La consulta popular fue concebida como un recurso para fortalecer la democracia directa. A través de ésta, la ciudadanía puede manifestarse y decidir sobre temas fundamentales.
Pero en la práctica, la consulta ha sido utilizada por los gobiernos de turno para refrendar un proyecto predefinido y darle -a través de las urnas- un velo de legitimidad para su aplicación.
Todo con la ayuda de un aparato de propaganda y publicidad dedicado a posicionar las líneas argumentales oficialistas. Sin importar, incluso, que los mensajes guarden o no relación total o parcial con el contenido mismo de la consulta popular.
En 2011, por ejemplo, la discusión principal se enfrascó en decidir si los casinos debieran o no seguir funcionando al igual que los espectáculos públicos que tuvieran como finalidad dar muerte a un animal.
Entonces se pasó por alto, por ejemplo, la reestructuración de la función Judicial, que en los últimos días ha estado en el debate público por la filtración de correos electrónicos sobre supuestas injerencias en la administración de justicia.
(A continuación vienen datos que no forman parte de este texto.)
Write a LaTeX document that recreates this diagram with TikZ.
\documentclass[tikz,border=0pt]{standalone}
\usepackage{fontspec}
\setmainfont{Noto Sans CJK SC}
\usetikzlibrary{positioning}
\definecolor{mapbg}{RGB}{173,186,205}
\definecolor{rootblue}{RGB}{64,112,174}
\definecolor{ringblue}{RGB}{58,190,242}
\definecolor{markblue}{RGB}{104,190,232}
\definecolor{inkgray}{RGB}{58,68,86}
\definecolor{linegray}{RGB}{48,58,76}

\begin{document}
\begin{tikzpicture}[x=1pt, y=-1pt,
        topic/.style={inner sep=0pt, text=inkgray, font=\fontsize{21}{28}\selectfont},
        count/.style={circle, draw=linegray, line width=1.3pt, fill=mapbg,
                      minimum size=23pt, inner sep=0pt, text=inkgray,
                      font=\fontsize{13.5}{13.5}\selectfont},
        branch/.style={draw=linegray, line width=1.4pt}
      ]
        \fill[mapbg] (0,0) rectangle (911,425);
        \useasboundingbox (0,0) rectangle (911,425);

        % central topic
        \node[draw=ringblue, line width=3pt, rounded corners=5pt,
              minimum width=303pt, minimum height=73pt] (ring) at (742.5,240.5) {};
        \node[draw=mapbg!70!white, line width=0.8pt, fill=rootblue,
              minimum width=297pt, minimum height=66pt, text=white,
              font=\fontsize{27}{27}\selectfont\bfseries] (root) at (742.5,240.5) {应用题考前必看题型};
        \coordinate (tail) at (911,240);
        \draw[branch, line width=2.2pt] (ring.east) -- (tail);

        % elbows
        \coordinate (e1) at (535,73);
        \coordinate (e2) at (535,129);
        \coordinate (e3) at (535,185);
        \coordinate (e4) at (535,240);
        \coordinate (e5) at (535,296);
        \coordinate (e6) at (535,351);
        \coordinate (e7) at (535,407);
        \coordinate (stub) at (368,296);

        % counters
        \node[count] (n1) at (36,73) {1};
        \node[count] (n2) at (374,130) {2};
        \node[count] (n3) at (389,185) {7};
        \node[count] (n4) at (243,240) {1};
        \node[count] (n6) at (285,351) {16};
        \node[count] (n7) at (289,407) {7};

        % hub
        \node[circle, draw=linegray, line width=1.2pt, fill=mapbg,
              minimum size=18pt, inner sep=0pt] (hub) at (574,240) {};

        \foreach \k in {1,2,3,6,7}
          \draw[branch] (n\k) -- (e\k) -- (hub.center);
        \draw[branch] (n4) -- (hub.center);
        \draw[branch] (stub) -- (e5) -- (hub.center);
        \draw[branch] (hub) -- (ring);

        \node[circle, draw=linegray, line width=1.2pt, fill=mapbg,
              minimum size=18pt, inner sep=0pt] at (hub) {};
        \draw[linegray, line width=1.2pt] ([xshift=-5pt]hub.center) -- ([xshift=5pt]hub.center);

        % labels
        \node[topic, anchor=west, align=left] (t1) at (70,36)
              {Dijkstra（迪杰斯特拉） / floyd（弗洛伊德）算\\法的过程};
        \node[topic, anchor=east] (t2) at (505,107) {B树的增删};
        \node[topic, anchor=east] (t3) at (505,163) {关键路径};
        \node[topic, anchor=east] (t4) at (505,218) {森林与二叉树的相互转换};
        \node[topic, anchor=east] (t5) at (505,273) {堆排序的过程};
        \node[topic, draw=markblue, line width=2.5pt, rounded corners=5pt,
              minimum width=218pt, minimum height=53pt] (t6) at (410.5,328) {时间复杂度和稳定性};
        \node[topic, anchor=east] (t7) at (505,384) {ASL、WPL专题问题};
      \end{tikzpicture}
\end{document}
Y el nacimiento de una Superintendencia de Comunicación -producto de una Ley de Comunicación- cuyos fallos comienzan a ser cuestionados en los tribunales. El caso de Bonil, que fue obligado a rectificar una caricatura, se volvió emblemático.
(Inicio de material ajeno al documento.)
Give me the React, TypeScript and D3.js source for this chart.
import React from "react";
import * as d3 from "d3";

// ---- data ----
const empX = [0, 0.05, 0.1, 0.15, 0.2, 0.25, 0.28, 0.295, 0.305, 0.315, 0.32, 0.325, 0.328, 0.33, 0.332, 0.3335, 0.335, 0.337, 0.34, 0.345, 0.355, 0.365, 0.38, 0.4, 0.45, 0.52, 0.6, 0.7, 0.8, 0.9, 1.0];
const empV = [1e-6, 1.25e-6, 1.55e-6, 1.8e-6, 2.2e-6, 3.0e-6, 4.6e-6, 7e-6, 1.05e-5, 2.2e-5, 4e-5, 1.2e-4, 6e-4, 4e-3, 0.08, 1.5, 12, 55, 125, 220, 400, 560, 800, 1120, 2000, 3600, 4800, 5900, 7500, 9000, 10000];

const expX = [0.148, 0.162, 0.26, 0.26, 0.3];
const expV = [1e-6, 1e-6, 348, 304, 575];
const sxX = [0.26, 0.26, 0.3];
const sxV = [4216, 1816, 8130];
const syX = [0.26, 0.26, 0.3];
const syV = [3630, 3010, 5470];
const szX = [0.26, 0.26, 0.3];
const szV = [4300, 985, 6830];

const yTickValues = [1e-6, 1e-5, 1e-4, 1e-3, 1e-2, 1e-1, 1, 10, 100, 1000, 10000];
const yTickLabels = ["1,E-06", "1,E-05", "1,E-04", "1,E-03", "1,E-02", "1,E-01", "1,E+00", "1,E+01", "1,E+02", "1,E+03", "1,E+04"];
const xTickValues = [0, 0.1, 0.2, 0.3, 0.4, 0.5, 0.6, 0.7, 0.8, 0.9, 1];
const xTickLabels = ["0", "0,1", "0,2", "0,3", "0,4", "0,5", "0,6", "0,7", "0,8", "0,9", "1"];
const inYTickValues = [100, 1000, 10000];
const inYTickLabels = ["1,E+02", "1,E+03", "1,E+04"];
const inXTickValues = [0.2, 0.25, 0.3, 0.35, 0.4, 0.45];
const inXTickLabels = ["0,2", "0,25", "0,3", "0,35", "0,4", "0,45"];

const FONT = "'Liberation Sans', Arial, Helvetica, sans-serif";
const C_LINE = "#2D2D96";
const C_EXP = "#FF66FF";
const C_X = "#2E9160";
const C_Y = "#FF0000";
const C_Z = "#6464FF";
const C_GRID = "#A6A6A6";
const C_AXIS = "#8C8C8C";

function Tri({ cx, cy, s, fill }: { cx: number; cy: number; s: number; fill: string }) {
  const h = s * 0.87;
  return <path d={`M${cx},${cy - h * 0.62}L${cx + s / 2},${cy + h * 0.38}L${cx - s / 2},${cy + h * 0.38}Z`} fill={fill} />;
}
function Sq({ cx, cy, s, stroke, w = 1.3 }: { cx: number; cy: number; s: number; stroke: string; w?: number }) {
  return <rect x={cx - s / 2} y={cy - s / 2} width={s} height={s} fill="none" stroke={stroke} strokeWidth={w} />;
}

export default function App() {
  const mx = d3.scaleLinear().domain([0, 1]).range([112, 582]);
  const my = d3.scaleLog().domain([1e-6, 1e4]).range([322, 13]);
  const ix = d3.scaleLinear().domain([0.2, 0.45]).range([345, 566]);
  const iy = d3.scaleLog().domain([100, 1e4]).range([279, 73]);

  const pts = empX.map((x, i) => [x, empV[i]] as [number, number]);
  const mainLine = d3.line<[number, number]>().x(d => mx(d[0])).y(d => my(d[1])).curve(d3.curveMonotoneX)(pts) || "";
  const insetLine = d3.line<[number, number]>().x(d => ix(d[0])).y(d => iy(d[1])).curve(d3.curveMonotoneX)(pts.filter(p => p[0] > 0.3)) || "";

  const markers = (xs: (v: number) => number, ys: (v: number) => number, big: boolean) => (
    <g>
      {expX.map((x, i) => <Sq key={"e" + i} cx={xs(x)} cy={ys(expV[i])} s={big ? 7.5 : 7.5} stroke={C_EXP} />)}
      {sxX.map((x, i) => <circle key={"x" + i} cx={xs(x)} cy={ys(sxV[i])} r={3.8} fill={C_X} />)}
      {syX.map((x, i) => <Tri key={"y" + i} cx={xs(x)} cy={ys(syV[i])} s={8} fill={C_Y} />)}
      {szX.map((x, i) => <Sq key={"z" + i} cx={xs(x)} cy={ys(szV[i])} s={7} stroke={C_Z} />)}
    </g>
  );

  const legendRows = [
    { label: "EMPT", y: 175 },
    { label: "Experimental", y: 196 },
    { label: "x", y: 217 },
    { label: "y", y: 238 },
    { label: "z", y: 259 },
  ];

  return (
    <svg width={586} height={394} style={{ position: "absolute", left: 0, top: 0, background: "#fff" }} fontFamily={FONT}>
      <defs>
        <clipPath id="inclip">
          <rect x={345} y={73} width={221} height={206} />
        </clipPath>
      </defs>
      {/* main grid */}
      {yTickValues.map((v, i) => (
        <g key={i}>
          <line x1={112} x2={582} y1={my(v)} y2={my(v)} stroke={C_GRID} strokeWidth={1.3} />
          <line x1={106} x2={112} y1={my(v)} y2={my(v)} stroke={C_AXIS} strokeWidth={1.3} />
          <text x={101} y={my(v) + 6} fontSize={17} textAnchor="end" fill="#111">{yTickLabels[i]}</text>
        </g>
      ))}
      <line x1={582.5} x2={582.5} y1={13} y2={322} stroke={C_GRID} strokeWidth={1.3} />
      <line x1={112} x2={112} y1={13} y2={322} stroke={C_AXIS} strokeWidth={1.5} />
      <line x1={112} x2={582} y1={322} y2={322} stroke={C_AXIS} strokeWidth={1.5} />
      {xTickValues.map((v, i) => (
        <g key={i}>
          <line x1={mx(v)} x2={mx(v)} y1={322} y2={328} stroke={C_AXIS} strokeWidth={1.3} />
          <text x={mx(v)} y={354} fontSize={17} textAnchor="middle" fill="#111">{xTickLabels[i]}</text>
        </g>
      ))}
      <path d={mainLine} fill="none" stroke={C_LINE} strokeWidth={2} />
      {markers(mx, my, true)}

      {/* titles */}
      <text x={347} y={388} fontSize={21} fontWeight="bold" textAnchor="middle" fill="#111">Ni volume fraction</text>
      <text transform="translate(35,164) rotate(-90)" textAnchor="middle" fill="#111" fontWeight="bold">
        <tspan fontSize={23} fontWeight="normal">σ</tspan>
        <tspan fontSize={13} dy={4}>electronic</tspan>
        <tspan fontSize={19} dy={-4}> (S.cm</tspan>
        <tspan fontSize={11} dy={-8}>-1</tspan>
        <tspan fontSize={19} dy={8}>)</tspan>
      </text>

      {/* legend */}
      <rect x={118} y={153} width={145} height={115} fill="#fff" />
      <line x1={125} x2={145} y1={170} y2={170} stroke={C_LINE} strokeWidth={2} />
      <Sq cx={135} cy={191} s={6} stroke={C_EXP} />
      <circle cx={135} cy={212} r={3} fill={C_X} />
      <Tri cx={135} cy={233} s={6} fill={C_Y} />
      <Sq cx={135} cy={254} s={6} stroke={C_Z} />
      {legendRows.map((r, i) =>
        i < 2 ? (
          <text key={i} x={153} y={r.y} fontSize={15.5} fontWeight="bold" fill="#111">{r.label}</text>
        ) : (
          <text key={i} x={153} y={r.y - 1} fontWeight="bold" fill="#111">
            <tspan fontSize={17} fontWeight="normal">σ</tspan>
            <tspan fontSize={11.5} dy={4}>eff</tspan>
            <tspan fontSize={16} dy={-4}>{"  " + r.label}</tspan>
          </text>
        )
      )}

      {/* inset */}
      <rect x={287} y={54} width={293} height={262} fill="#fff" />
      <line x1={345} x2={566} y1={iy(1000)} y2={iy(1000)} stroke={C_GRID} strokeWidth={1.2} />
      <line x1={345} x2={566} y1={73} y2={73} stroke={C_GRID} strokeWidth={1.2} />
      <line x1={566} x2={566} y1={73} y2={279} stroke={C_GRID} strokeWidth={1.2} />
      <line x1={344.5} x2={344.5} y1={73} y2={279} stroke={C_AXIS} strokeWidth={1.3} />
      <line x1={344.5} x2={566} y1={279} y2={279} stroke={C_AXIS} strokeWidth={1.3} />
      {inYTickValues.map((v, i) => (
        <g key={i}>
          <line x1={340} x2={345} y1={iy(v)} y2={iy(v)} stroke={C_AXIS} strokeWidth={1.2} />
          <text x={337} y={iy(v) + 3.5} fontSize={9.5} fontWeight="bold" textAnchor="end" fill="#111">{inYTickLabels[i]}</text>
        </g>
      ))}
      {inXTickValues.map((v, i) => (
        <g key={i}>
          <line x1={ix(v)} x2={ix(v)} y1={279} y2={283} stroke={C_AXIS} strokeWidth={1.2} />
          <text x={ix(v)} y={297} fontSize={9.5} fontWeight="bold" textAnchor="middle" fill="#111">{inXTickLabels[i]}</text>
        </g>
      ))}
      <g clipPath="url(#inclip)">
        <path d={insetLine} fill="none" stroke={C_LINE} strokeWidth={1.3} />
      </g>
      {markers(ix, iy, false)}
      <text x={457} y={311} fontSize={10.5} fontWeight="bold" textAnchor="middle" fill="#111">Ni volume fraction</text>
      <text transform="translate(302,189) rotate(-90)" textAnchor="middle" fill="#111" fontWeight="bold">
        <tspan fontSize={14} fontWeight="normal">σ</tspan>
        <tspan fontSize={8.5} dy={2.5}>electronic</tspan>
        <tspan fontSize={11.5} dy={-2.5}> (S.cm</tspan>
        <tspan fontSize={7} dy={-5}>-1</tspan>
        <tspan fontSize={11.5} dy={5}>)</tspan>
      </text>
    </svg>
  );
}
Para que una consulta popular sea efectivamente un ejercicio de democracia directa se requiere de la participación de la ciudadanía, pero no solo en las urnas.
La sociedad civil, los partidos políticos, los colectivos ciudadanos, las asociaciones, gremios, sindicatos tienen que ser parte de la definición de los temas y también de la redacción de las preguntas.
El actual Gobierno ha dicho que el diálogo es una política de Estado y que tiene una vocación incluyente, democrática. Si es así, el proceso de consulta popular no puede estar alejado de esos principios. La última palabra la tiene el presidente Lenín Moreno.